The Knot2Kinky line http://www.tenkarabum.com/titanium-line.html does live up to it's name if you are at all careful about it. I have not had any problems with kinking. The only problem I have had is that the line really wants to be straight. It does not like being coiled on of the small tenkara line holders. If you use one or anything similar, you may need a rubber band to keep the line on the holder. Given it's greater density than fluorocarbon, the titanium line should help you get your flies deeper. Understand that with deeper flies you'll need a rod with a stiffer tip to get good hooksets.
Chris, the Knot2Kinky comment was meant to be tong in cheek attempt at injecting some humor. I am coiling my lines around my 4 fingers and putting them in a RIO Leader Wallet Insert for storage, so the line coil will be a lot bigger in diameter than it would be on a line spool/line holder. Hopefully the Diawa 43 MF has a stiff enough tip as that is the rod I will use for this. Since this involves trolling the line is tight to the rod and takes are felt, and the rod's backbone comes into play pretty quickly if not immediately. I am thinking of using heat-shrink tubing (which I already have) to cover the knots, but I will have to wait and see how that works out. I believe you sell the Knot2Kinky line in a 30 foot length, I was thinking of making up a 10 foot line for more normal applications and using the other 20 feet as a trolling line. How easily will it coil into a shallow stripping basket of about 24 X 18 inches? Thank you....Golden.
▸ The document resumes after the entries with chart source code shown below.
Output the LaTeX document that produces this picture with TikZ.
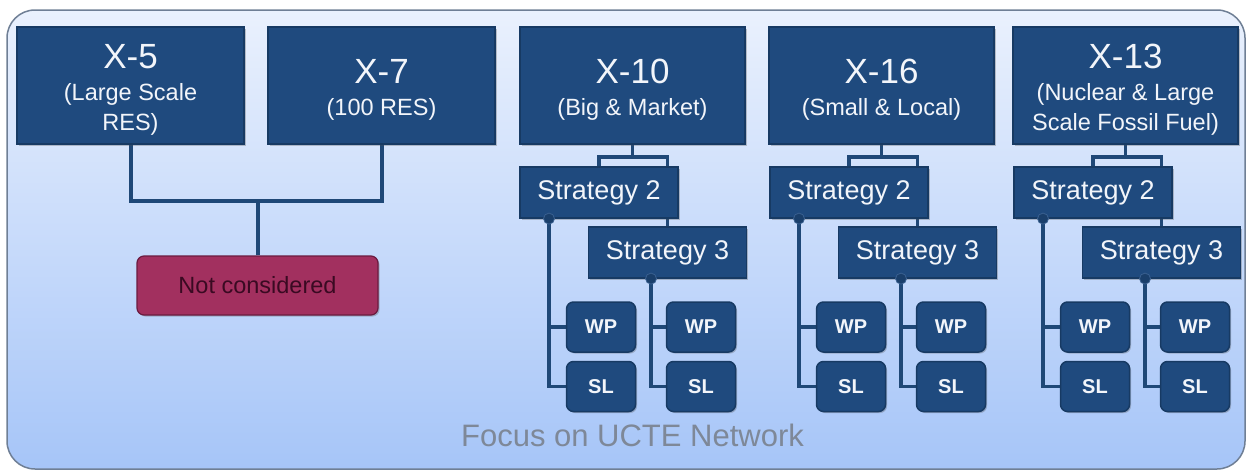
\documentclass[tikz,border=0pt]{standalone}
\usepackage{fontspec}
\setmainfont{Liberation Sans}
\usetikzlibrary{calc,shadows}
\definecolor{boxblue}{HTML}{1F4A7E}
\definecolor{boxedge}{HTML}{173A63}
\definecolor{linec}{HTML}{1F4877}
\definecolor{magc}{HTML}{A2305F}
\definecolor{magedge}{HTML}{6B1B40}
\definecolor{magtext}{HTML}{3A0A22}
\definecolor{frametop}{HTML}{EAF1FD}
\definecolor{framebot}{HTML}{A6C5F8}
\definecolor{frameedge}{HTML}{6F7F95}
\definecolor{focusc}{HTML}{7E8898}
\definecolor{boxtext}{HTML}{F2F5FA}
\definecolor{dotedge}{HTML}{3A6090}
\pgfdeclarelayer{bg}
\pgfdeclarelayer{lines}
\pgfsetlayers{bg,lines,main}
\newcommand{\bigline}[1]{{\fontsize{35}{36}\selectfont\rule{0pt}{33pt}#1}}
\tikzset{
  shad/.style={drop shadow={shadow xshift=1.5pt,shadow yshift=-1.5pt,opacity=0.3,fill=black!70}},
  xbox/.style={rectangle, fill=boxblue, draw=boxedge, line width=1.2pt, text=boxtext,
    align=center, inner sep=0pt, minimum height=117pt,
    font=\fontsize{23.5}{30}\selectfont, shad},
  stratbox/.style={rectangle, fill=boxblue, draw=boxedge, line width=1.2pt, text=boxtext,
    inner sep=0pt, minimum width=158pt, minimum height=51pt,
    font=\fontsize{27}{30}\selectfont, shad},
  leafbox/.style={rectangle, rounded corners=7pt, fill=boxblue, draw=boxedge, line width=1.5pt,
    text=boxtext, inner sep=0pt, minimum width=69pt, minimum height=50pt,
    font=\bfseries\fontsize{20}{22}\selectfont, shad},
  ncbox/.style={rectangle, rounded corners=7pt, fill=magc, draw=magedge, line width=1.2pt,
    text=magtext, inner sep=0pt, minimum width=241pt, minimum height=59pt,
    font=\fontsize{23.5}{26}\selectfont, shad},
  conn/.style={draw=linec, line width=3.5pt},
  thickconn/.style={draw=linec, line width=4pt},
  dotc/.style={fill=boxblue!85!black, draw=dotedge, line width=0.8pt}
}
\begin{document}
\begin{tikzpicture}[x=1pt,y=-1pt]
\useasboundingbox (0,0) rectangle (1246,471);
\begin{pgfonlayer}{bg}
  \draw[frameedge, line width=1.5pt, top color=frametop, bottom color=framebot, rounded corners=28pt]
    (7,10) rectangle (1245,469);
\end{pgfonlayer}

% top boxes
\node[xbox, minimum width=227pt] (x5) at (130.5,85.5)
  {\bigline{X-5}\\[2pt](Large Scale\\RES)};
\node[xbox, minimum width=227pt] (x7) at (381.5,85.5)
  {\bigline{X-7}\\[2pt](100 RES)};
\node[xbox, minimum width=225pt] (xa) at (632.5,85.5)
  {\bigline{X-10}\\[2pt](Big \& Market)};
\node[xbox, minimum width=225pt] (xb) at (881.5,85.5)
  {\bigline{X-16}\\[2pt](Small \& Local)};
\node[xbox, minimum width=225pt] (xc) at (1125.5,85.5)
  {\bigline{X-13}\\[2pt](Nuclear \& Large\\Scale Fossil Fuel)};

% not considered
\node[ncbox] (nc) at (257.5,285.5) {Not considered};
\begin{pgfonlayer}{lines}
  \draw[thickconn] (x5.south) -- ++(0,56) coordinate (j57) -- (j57 -| x7.south) -- (x7.south);
  \draw[thickconn] (nc.north) -- (nc.north |- j57);
\end{pgfonlayer}

% strategy columns
\foreach \id/\dx in {a/0,b/250,c/494}{
  \node[stratbox] (s2\id) at (599+\dx,192.5) {Strategy 2};
  \node[stratbox] (s3\id) at (667.5+\dx,252.5) {Strategy 3};
  \node[leafbox] (wpl\id) at (601+\dx,327) {WP};
  \node[leafbox] (sll\id) at (601+\dx,386.5) {SL};
  \node[leafbox] (wpr\id) at (701+\dx,327) {WP};
  \node[leafbox] (slr\id) at (701+\dx,386.5) {SL};
  \coordinate (dl\id) at ($(s2\id.south)+(-50,0)$);
  \coordinate (dr\id) at ($(s3\id.south)+(-16.5,0)$);
  \begin{pgfonlayer}{lines}
    \draw[conn] (x\id.south) -- ++(0,12.5) coordinate (j\id);
    \draw[conn] (s2\id.north) |- (j\id) -| (s3\id.north);
    \draw[conn] (dl\id) |- (wpl\id.west);
    \draw[conn] (dl\id) |- (sll\id.west);
    \draw[conn] (dr\id) |- (wpr\id.west);
    \draw[conn] (dr\id) |- (slr\id.west);
  \end{pgfonlayer}
  \filldraw[dotc] (dl\id) circle (5.5pt);
  \filldraw[dotc] (dr\id) circle (5.5pt);
}

\node[text=focusc, anchor=base, font=\fontsize{31}{34}\selectfont] (focus) at (632.5,446)
  {Focus on UCTE Network};
\end{tikzpicture}
\end{document}
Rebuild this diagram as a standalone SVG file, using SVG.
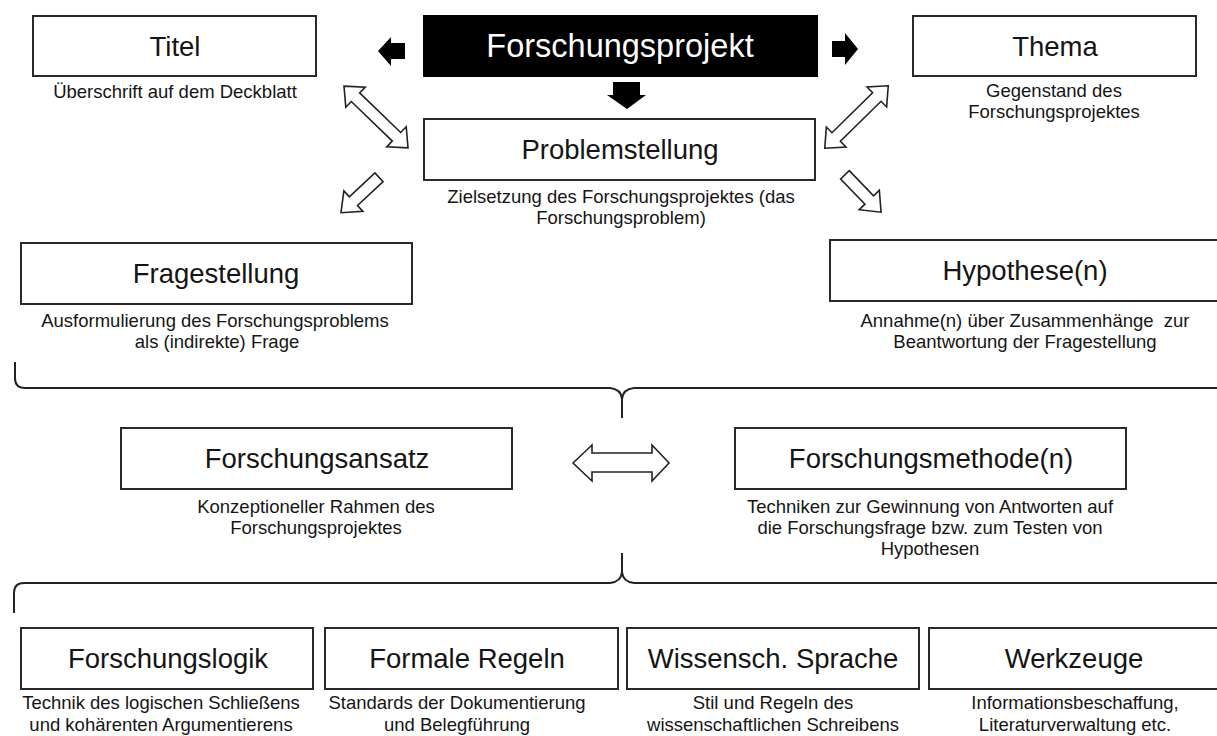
<svg xmlns="http://www.w3.org/2000/svg" width="1217" height="736" viewBox="0 0 1217 736">
<style>
.box{fill:#fff;stroke:#2a2a2a;stroke-width:2}
.h{font-family:"Liberation Sans",Arial,sans-serif;font-size:27.5px;fill:#151515;text-anchor:middle}
.s{font-family:"Liberation Sans",Arial,sans-serif;font-size:18.5px;fill:#151515;text-anchor:middle}
.oa{fill:#fff;stroke:#222;stroke-width:1.6;stroke-linejoin:miter}
.ba{fill:#000}
.br{fill:none;stroke:#222;stroke-width:2}
</style>
<defs>
<polygon id="dbl" points="-44.5,0 -28.5,-14 -28.5,-6 28.5,-6 28.5,-14 44.5,0 28.5,14 28.5,6 -28.5,6 -28.5,14"/>
<polygon id="sgl" points="-26,-6 9,-6 9,-14 26,0 9,14 9,6 -26,6"/>
</defs>
<rect width="1217" height="736" fill="#fff"/>

<g id="titel">
<rect class="box" x="33" y="16" width="283" height="60"/>
<text class="h" x="175" y="56">Titel</text>
<text class="s" x="175" y="98">Überschrift auf dem Deckblatt</text>
</g>

<g id="forschungsprojekt">
<rect x="424" y="16" width="393" height="60" fill="#000" stroke="#000" stroke-width="2"/>
<text class="h" x="620" y="57" style="font-size:32.5px;fill:#fff">Forschungsprojekt</text>
</g>

<g id="thema">
<rect class="box" x="913" y="16" width="283" height="60"/>
<text class="h" x="1055" y="56">Thema</text>
<text class="s" x="1054" y="97">Gegenstand des</text>
<text class="s" x="1054" y="118">Forschungsprojektes</text>
</g>

<g id="problemstellung">
<rect class="box" x="424" y="119" width="391" height="61"/>
<text class="h" x="620" y="159">Problemstellung</text>
<text class="s" x="621" y="203">Zielsetzung des Forschungsprojektes (das</text>
<text class="s" x="621" y="224">Forschungsproblem)</text>
</g>

<g id="fragestellung">
<rect class="box" x="21" y="243" width="391" height="61"/>
<text class="h" x="216" y="283">Fragestellung</text>
<text class="s" x="215" y="327">Ausformulierung des Forschungsproblems</text>
<text class="s" x="217" y="348">als (indirekte) Frage</text>
</g>

<g id="hypothese">
<rect class="box" x="830" y="240" width="400" height="61"/>
<text class="h" x="1025" y="280">Hypothese(n)</text>
<text class="s" x="1025" y="327" xml:space="preserve">Annahme(n) über Zusammenhänge  zur</text>
<text class="s" x="1025" y="348">Beantwortung der Fragestellung</text>
</g>

<g id="forschungsansatz">
<rect class="box" x="121" y="428" width="391" height="61"/>
<text class="h" x="317" y="468">Forschungsansatz</text>
<text class="s" x="316" y="513">Konzeptioneller Rahmen des</text>
<text class="s" x="316" y="534">Forschungsprojektes</text>
</g>

<g id="forschungsmethode">
<rect class="box" x="735" y="428" width="391" height="61"/>
<text class="h" x="931" y="468">Forschungsmethode(n)</text>
<text class="s" x="930" y="513">Techniken zur Gewinnung von Antworten auf</text>
<text class="s" x="930" y="534">die Forschungsfrage bzw. zum Testen von</text>
<text class="s" x="930" y="555">Hypothesen</text>
</g>

<g id="forschungslogik">
<rect class="box" x="21" y="628" width="292" height="61"/>
<text class="h" x="168" y="668">Forschungslogik</text>
<text class="s" x="161" y="709">Technik des logischen Schließens</text>
<text class="s" x="161" y="731">und kohärenten Argumentierens</text>
</g>

<g id="formale-regeln">
<rect class="box" x="325" y="628" width="293" height="61"/>
<text class="h" x="467" y="668">Formale Regeln</text>
<text class="s" x="457" y="709">Standards der Dokumentierung</text>
<text class="s" x="457" y="731">und Belegführung</text>
</g>

<g id="wissensch-sprache">
<rect class="box" x="627" y="628" width="292" height="61"/>
<text class="h" x="773" y="668">Wissensch. Sprache</text>
<text class="s" x="773" y="709">Stil und Regeln des</text>
<text class="s" x="773" y="731">wissenschaftlichen Schreibens</text>
</g>

<g id="werkzeuge">
<rect class="box" x="929" y="628" width="300" height="61"/>
<text class="h" x="1074" y="668">Werkzeuge</text>
<text class="s" x="1075" y="709">Informationsbeschaffung,</text>
<text class="s" x="1075" y="731">Literaturverwaltung etc.</text>
</g>

<g id="connectors">
<polygon class="ba" points="378,51 391,37 391,43 405,43 405,59 391,59 391,66"/>
<polygon class="ba" points="832,41 845,41 845,33 858,49 845,65 845,57 832,57"/>
<polygon class="ba" points="613,82 640,82 640,95 646,95 627,109 607,95 613,95"/>
<use href="#dbl" class="oa" transform="translate(376,117) rotate(44)"/>
<use href="#dbl" class="oa" transform="translate(856.5,117) rotate(-44.5)"/>
<use href="#sgl" class="oa" transform="translate(360,195) rotate(137)"/>
<use href="#sgl" class="oa" transform="translate(863,193.5) rotate(46)"/>
<polygon class="oa" points="573,463 592,445 592,453 652,453 652,445 669,463 652,481 652,472 592,472 592,481"/>
<path class="br" d="M15,362 L15,378 Q15,388 25,388 L610,388 Q621,389 622,399 L622,418 M622,399 Q623,389 634,388 L1220,388"/>
<path class="br" d="M14,613 L14,593 Q14,583 24,583 L610,583 Q621,582 622,572 L622,553 M622,572 Q623,582 634,583 L1220,583"/>
</g>
</svg>
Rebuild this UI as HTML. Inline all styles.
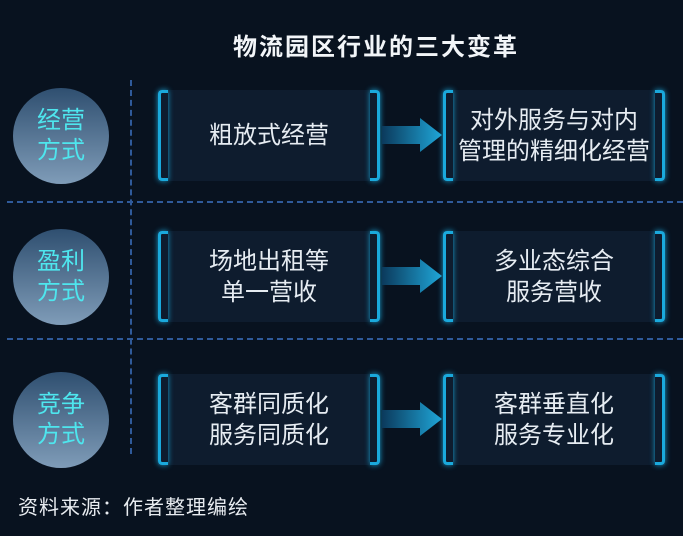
<!DOCTYPE html>
<html><head><meta charset="utf-8"><style>
body{margin:0;width:683px;height:536px;background:#08121f;position:relative;overflow:hidden;font-family:"Liberation Sans","Noto Sans CJK SC",sans-serif;color:#e8eef4}
.t{position:absolute;left:233px;top:27px;font-size:24px;letter-spacing:2px;font-weight:bold;color:#f2f5f8;white-space:nowrap}
.c{position:absolute;left:13px;width:96px;height:96px;border-radius:50%;background:linear-gradient(#2f4f70,#7f9cb8);color:#4ee6ee;font-size:24px;line-height:30px;text-align:center;display:flex;align-items:center;justify-content:center}
.b{position:absolute;width:222px;height:91px;background:#0e1c2e;display:flex;align-items:center;justify-content:center;text-align:center;font-size:24px;line-height:31px;color:#e6ecf2;white-space:nowrap}
.b:before,.b:after{content:"";position:absolute;top:0;bottom:0;width:7px;border:3px solid #1aa9dc;box-shadow:0 0 6px #1a9fd0}
.b:before{left:0;border-right:none;border-radius:4px 0 0 4px}
.b:after{right:0;border-left:none;border-radius:0 4px 4px 0}
.a{position:absolute;left:382px;width:60px;height:34px}
.hl{position:absolute;left:7px;right:0;border-top:2px dashed #2f5a9a}
.vl{position:absolute;left:130px;top:80px;height:374px;border-left:2px dashed #2f5a9a}
.s{position:absolute;left:18px;top:491px;font-size:20px;letter-spacing:1px;color:#e8ecf0;white-space:nowrap}
</style></head><body>
<div class="t">物流园区行业的三大变革</div>
<div class="vl"></div>
<div class="hl" style="top:201px"></div>
<div class="hl" style="top:338px"></div>
<div class="c" style="top:88px">经营<br>方式</div>
<div class="c" style="top:229px">盈利<br>方式</div>
<div class="c" style="top:372px">竞争<br>方式</div>
<div class="b" style="left:158px;top:90px">粗放式经营</div>
<div class="b" style="left:443px;top:90px">对外服务与对内<br>管理的精细化经营</div>
<div class="b" style="left:158px;top:231px">场地出租等<br>单一营收</div>
<div class="b" style="left:443px;top:231px">多业态综合<br>服务营收</div>
<div class="b" style="left:158px;top:374px">客群同质化<br>服务同质化</div>
<div class="b" style="left:443px;top:374px">客群垂直化<br>服务专业化</div>
<svg class="a" style="top:118px" viewBox="0 0 60 34"><defs><linearGradient id="g" x1="0" x2="1"><stop offset="0" stop-color="#0b3a5c"/><stop offset="1" stop-color="#1fa6d8"/></linearGradient></defs><polygon points="0,8 38,8 38,0 60,17 38,34 38,26 0,26" fill="url(#g)"/></svg>
<svg class="a" style="top:259px" viewBox="0 0 60 34"><polygon points="0,8 38,8 38,0 60,17 38,34 38,26 0,26" fill="url(#g)"/></svg>
<svg class="a" style="top:402px" viewBox="0 0 60 34"><polygon points="0,8 38,8 38,0 60,17 38,34 38,26 0,26" fill="url(#g)"/></svg>
<div class="s">资料来源：作者整理编绘</div>
</body></html>
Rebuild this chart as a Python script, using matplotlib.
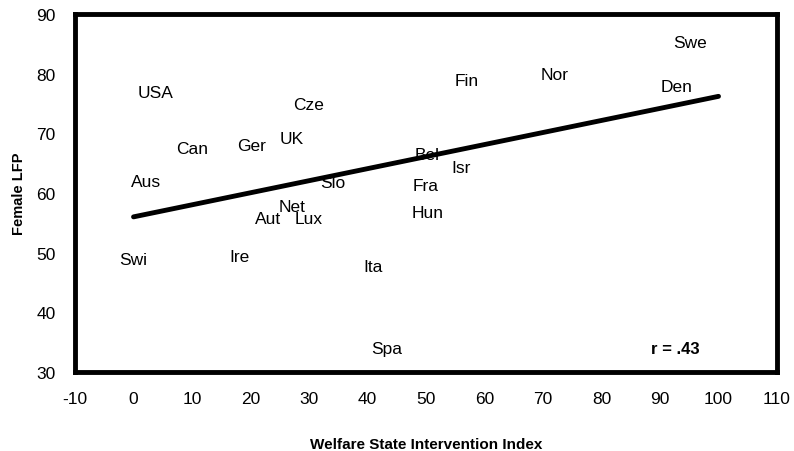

Have not used a stripping basket so I don't know. I suspect it might not want to stay in the basket.
I'm not sure I see what the "tenkara shortcoming" is here.
I am currently doing a lot of Tenkara/fixed-line fishing from a float tube out of necessity - much of our water in western WA consists of small lakes or specific areas of larger lakes. Not an abundance of resident trout streams here, mostly anadromous fish in big rivers. Certainly standard lake FF techniques can be adapted to fixed-line gear. For example, stationary subsurface angling in stillwater can be accomplished using a small indicator and long, light leader (20 plus ft.). A chironomid presentation originating in the NW 35 years ago. Just make sure the indicator is very light (yarn rather than corkie) and attached far enough from the lillian - casting can be a bit awkward and scary especially with delicate (0.65 mm or less) tips. Trolling or mooching a fly might be a shortcoming but I have an idea. Since casting is not required, why not add a 10' fast sinking leader to your T line, then two feet of tippet and a weighted fly. One of the more stout rods like a Daiwa Kiyose (0.7 mm tip) that Chris sells would be a great benefit as strikes to faster moving flies can be quite powerful. I have pretty much hung-up or sold the bulk of my western ff gear in favor of fixed-line rods. After 40 years in the game, Tenkara has been a refreshing experience since receiving my first real T rod in 2009. It may not be traditional Tenkara, however the application of learned western rigging just expands opportunities to use the Kieryu, Seiryu and T gear I now prefer. So I'm gonna try the sinking leader/mooching set-up. Let me know if it or something similar works for you.
Last edited by Danny; 06-23-2013 at 07:39 PM.